Even with only a few feature films under her belt, writer-director Ashwiny Iyer Tiwari has proven herself one of the most skilled makers of feel-good films out there. Her latest, Panga, follows the everyday struggles of a sweet family whose matriarch returns to the athletic career she left to raise her child.
Retiring from India’s national kabbadi team at age twenty-five wasn’t Jaya’s (Kangana Ranaut) plan when she found out she was pregnant. She had the full support of her husband Prashant (Jassi Gill) to resume her captaincy as soon as she was fit to do so. But when their son Adi was born premature and with a number of ailments, Jaya put all of her focus on raising her little boy.
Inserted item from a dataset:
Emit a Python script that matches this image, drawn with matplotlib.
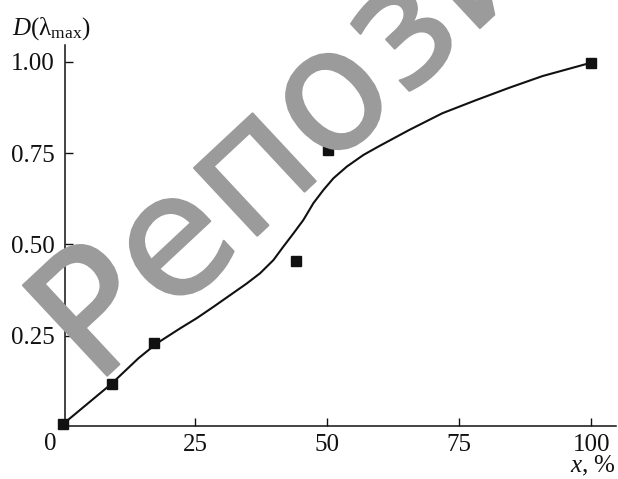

Seven years later, Adi (Yagya Bhasin) is mostly fit and increasingly independent. Prashant tells his son about the life Jaya had before she became a mom — a history that Jaya has evidently never shared with the boy. Understanding what Jaya sacrificed for the family and excited by the prospect of having a professional athlete for a mother, Adi convinces Jaya to try and make a comeback.
Rather than manufacture a bunch of obstacles to put in Jaya’s way, Tiwari and her co-writer Nikhil Mehrotra keep Jaya’s journey realistic while mining the scenario for as much drama as possible. Doing so allows for an insightful examination of gendered divisions of labor within a household. Jaya threw herself fully into being a mom and a homemaker when Adi was born, but she still has a job outside of the house. Kabbadi teams in India are often sponsored by companies like railways, and Jaya kept her job selling train tickets even after her playing career ended.
As capable and helpful as both Prashant and Adi are, the house is still Jaya’s domain. How is she supposed to transfer seven years of accumulated knowledge to Prashant in the days before she heads to training camp? While their lives obviously won’t fall apart if the beds go unmade, it goes to show how we undervalue the effort it takes to make homemaking seem automatic.
Prashant’s promotion to household manager also highlights how removed many fathers are from the social networks that make child-rearing easier. He learns to rely on his neighbor and his cranky mother-in-law (played by Neena Gupta). He asks to be invited into the WhatsApp group for moms at Adi’s school.
A theme Tiwari introduced in her first feature, Nil Battey Sannata, and revisits in Panga is that of children coming to view their parents as individuals, not just their caretakers. Adi is mature enough to understand that playing kabbadi makes his mother happy, and that her happiness will require some inconvenience on his part. Yet he’s not so mature that he’s above throwing a tantrum when his dad screws up his makeup for the talent show or sulking when his mom has to sit on the bench during a game. It’s solid character writing.
What the story wants us to appreciate more than anything is that this family is nice. They are helpful, quick with a joke, and willing to make sacrifices for each other. They have supportive friends, especially Jaya’s former teammate Meenu (Richa Chadda) and her new teammate Nisha (Megha Burman). These strong bonds reinforce the feeling that this is a family that deserves happiness. The acting across the board is very good, with little Yagya Bhasin providing some great laughs.
Panga‘s kabbadi scenes are quite fun, emphasizing the teamwork required for success without feeling preachy. Selfishly, I would have appreciated a scene where Jaya explains the sport’s rules to Adi, but there’s more than enough context provided for kabbadi newbies like myself to understand the tension during the matches. This is a decent starter movie for Bollywood newcomers — and anyone in need of a cinematic pick-me-up.